Translated roughly from the Twitterese, that means that President Obama met with Democrats from both the Finance Committee and Health, Education, Labor, and Pensions (HELP) Committee because they disagree about the direction health reform should take. Unsurprisingly, all signs indicate that the more liberal HELP Committee–chaired by Sen. Ted Kennedy (D-MA)–will soon introduce a fairly dramatic reform proposal, with a truly robust public insurance option. Soon thereafter, though, the Finance Committee will unveil a rather less progressive proposal of its own with the issue of the public option–how robust it will be, or whether it will be included at all–still unsettled.

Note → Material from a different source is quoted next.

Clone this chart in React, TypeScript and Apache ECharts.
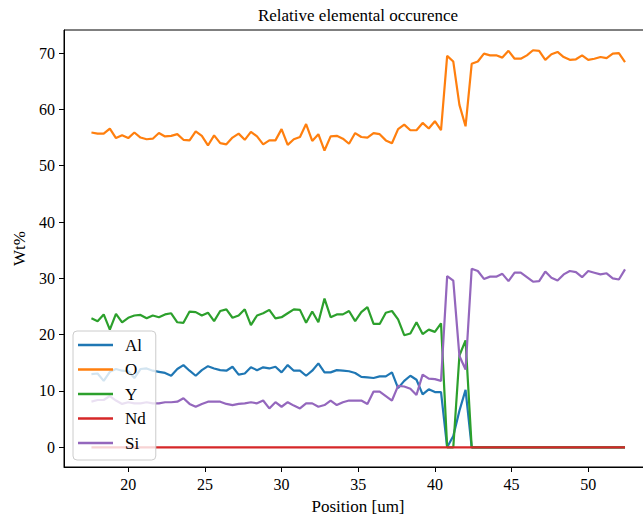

Grassley’s spinning this as a rift between partisans and centrists within the Democratic party, and in a way that rift really exists. But the political play here is somewhat more complicated.Keep in mind that Democrats have an ace up their sleeve in form of the reconciliation process. Nobody expects the Senate to sign on for a HELP-style bill, but if Republicans don’t get on board with something (like, say, the Finance bill) the Democrats can pass the HELP legislation via the budget process.
Meanwhile, if Republicans in the Senate do play along, the bills can be merged into a single piece of legislation, that looks, for the most part like the Finance Committee’s proposal. Then the House (where Henry Waxman’s Energy and Commerce Committee takes the lead) can pass something along the lines of the Kennedy bill, and the final reform bill will be negotiated in conference committee.
That syncs with the political direction Democratic party leaders have been saying the reform process will take for some time. There’s virtual unanimity among Democratic leaders on the Hill that the reconciliation process should be both a bargaining chip, and a tool of last resort, but that ideally a bill will pass through regular order. That’s why it makes sense for the Senate to advance two very different bills.
We’ll try to get you more details on yesterday’s meeting, but keep this bigger political picture in mind as the legislative process moves forward.